Dopo la decisione, del 5 maggio scorso, del Tribunale costituzionale tedesco di Karlsruhe (Bundesverfassunsgericht), che ha messo sotto accusa il programma di acquisto di bond da parte della Bce, si è registrato il susseguirsi di rassicurazioni che la decisione non avrà alcun impatto sulla politica di aiuti agli Stati membri (Commissione e Bce) e di prese di posizioni durissime contro il predetto Tribunale (Corte di giustizia), addirittura con la minaccia di una procedura di infrazione a carico della Germania (Commissione). La reazione, immediata e coerente, dei vari attori coinvolti è stata utile: i mercati si sono subito calmati e lo spread non è schizzato alle stelle, come altrimenti sarebbe inevitabilmente accaduto, specie ove si consideri che, ormai, il mercato, al di là delle valutazioni delle agenzie di rating e delle conseguenze dovute agli acquisti della Bce, tratta i titoli italiani, secondo quello che riferiscono alcuni operatori, quasi come titoli spazzatura. Sarebbe, tuttavia, un errore ritenere che il problema sia superato. Anzi.

Conviene prendere le mosse, per comprendere le difficoltà che sono davanti, dall’inusuale comunicato della Corte di Giustizia, con cui si ricorda che «una sentenza pronunciata in via pregiudiziale da questa Corte vincola il giudice nazionale per la soluzione della controversia innanzi ad esso pendente». Ebbene, non è più, e da tempo, così, almeno per quei particolari giudici nazionali che sono le Corti costituzionali. La prima a sottrarsi al vincolo è stata la Corte tedesca, ma ad essa si sono subito accodate anche le Corti degli altri paesi, tra cui quella italiana. In particolare, la Corte italiana ha più volte affermato, dopo le prime incondizionate affermazioni della prevalenza del diritto europeo, che le limitazioni alla sovranità, che scaturiscono dall’adesione all’Unione Europea, in tanto sono riconosciute ed accettate in quanto non intacchino i principi fondamentali dell’ordinamento nazionale e i diritti inviolabili della persona umana (la teoria dei controlimiti). Il che è un modo, più o meno elegante, per affermare che alla bisogna, potendo ogni materia essere ricondotta ai principi fondamentali ed ai diritti inviolabili, l’ultima parola spetta alla Corte nazionale.

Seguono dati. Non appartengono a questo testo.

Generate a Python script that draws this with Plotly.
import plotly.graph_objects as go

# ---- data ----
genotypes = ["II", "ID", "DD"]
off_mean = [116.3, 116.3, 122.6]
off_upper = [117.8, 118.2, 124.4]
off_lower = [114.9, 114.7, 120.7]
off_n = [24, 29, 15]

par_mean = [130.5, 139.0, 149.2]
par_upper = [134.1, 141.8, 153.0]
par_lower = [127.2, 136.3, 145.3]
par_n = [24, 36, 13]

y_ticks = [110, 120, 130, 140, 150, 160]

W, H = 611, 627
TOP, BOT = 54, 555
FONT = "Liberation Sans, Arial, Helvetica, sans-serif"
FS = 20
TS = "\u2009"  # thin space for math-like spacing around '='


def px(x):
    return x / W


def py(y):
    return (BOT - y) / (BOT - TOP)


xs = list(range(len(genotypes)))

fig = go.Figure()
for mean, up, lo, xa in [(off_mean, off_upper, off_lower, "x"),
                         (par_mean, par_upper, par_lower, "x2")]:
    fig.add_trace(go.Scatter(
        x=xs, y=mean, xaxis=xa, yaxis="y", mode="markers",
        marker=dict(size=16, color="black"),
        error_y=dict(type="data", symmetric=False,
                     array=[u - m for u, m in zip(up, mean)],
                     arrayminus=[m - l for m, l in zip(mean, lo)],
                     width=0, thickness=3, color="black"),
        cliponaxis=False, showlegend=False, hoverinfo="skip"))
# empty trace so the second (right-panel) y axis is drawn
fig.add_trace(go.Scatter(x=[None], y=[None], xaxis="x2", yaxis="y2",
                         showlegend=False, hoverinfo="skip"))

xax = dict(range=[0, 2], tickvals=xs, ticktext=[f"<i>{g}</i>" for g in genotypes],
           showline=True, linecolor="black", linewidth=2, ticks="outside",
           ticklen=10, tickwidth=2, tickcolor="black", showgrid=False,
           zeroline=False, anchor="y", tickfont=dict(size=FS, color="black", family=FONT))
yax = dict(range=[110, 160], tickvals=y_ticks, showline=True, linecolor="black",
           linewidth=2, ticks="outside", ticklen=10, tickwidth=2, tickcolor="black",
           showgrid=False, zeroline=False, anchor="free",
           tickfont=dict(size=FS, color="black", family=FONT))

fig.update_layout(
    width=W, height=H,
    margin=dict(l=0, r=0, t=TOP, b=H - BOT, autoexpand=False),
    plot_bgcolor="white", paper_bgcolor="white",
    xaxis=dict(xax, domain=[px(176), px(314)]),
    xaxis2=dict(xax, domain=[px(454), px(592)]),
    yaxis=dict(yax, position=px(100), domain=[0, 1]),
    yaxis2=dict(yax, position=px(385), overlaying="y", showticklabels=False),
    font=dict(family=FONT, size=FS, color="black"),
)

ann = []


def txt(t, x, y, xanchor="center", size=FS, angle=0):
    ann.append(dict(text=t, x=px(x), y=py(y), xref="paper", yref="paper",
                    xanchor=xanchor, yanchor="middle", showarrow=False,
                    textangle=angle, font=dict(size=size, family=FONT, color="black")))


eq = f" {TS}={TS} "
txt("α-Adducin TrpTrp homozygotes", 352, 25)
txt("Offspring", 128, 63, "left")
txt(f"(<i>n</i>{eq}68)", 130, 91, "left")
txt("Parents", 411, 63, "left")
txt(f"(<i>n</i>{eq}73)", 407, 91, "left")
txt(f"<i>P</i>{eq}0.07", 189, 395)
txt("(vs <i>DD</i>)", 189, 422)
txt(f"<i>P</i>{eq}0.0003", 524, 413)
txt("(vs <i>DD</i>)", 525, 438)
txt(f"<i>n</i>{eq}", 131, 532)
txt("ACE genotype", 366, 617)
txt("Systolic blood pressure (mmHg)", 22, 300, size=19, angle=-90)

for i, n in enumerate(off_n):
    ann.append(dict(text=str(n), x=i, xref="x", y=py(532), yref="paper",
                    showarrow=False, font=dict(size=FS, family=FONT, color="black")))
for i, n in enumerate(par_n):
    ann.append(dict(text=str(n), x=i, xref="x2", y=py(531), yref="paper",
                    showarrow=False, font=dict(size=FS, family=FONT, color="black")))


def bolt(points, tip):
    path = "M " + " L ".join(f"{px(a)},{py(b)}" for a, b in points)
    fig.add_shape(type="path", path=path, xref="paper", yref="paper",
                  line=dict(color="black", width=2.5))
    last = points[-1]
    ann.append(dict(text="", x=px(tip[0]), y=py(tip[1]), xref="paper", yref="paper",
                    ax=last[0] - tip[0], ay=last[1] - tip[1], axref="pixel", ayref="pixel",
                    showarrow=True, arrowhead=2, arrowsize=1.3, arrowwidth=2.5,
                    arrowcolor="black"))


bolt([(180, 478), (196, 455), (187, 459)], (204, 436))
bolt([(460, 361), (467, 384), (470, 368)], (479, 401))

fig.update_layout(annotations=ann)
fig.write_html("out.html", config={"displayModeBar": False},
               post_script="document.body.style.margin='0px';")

Queste considerazioni fanno, allora, comprendere che la Corte tedesca non ha affatto agito nel quadro, come si è fatto intendere, di una estemporanea fuga dai vincoli europei, bensì nell’ambito di un consolidato orientamento di tutte le Corti costituzionali degli stati europei. Restituita, alla decisione, la coerenza (con i principi da tempo enunciati e con la posizione delle altre Corti costituzionali) che si è fatto finta di ignorare, occorre considerare le conseguenze. La soluzione, cui molti hanno accennato, è quella di una relazione inviata dalla Bce, che plachi la Corte tedesca. Ma si omette di considerare che, se così fosse, resterebbe affermato il principio della subordinazione della Bce alla Corte costituzionale tedesca e della irrilevanza, per quello che concerne questo aspetto, della Corte di giustizia dell’Unione europea. Si creerebbero, perciò, le premesse per ulteriori, ed ancora più devastanti, fratture nel tessuto dell’Unione europea, che potrebbero essere prodotte dalla Corte costituzionale di qualsiasi altro stato membro.

Ha ragione, perciò, Dolores Utrilla quando, nel suoi bell’articolo su questo quotidiano, afferma che «il Tribunale costituzionale… ha appena assestato un colpo durissimo, potenzialmente letale, allo Stato di diritto europeo». D’altro canto, non è neppure pensabile che la richiesta della Corte tedesca resti inevasa. Da un lato si avrebbero ripercussioni, anche queste incalcolabili, sul tessuto istituzionale della Germania e, dall’altro, non si può neppure ignorare che quella decisione corrisponde ad una istanza portata avanti da una parte significativa dell’opinione pubblica tedesca.

L’unica risposta adeguata sarebbe, allora, quella di mettere mano ai Trattati europei, in modo da portare l’integrazione ad un livello che non consenta fughe da parte delle Corti nazionali. Ma oggi è un processo inimmaginabile. E diventa inevitabile interrogarsi se l’accelerazione voluta dalla Commissione Prodi, che consentì l’adesione di pressoché tutti i paesi europei, prima che fosse attuata una riforma adeguata della architettura su cui si regge la costruzione europea, non sia stato un errore gravissimo. Oggi quella riforma è impossibile stante la necessità del consenso unanime di 27 Stati.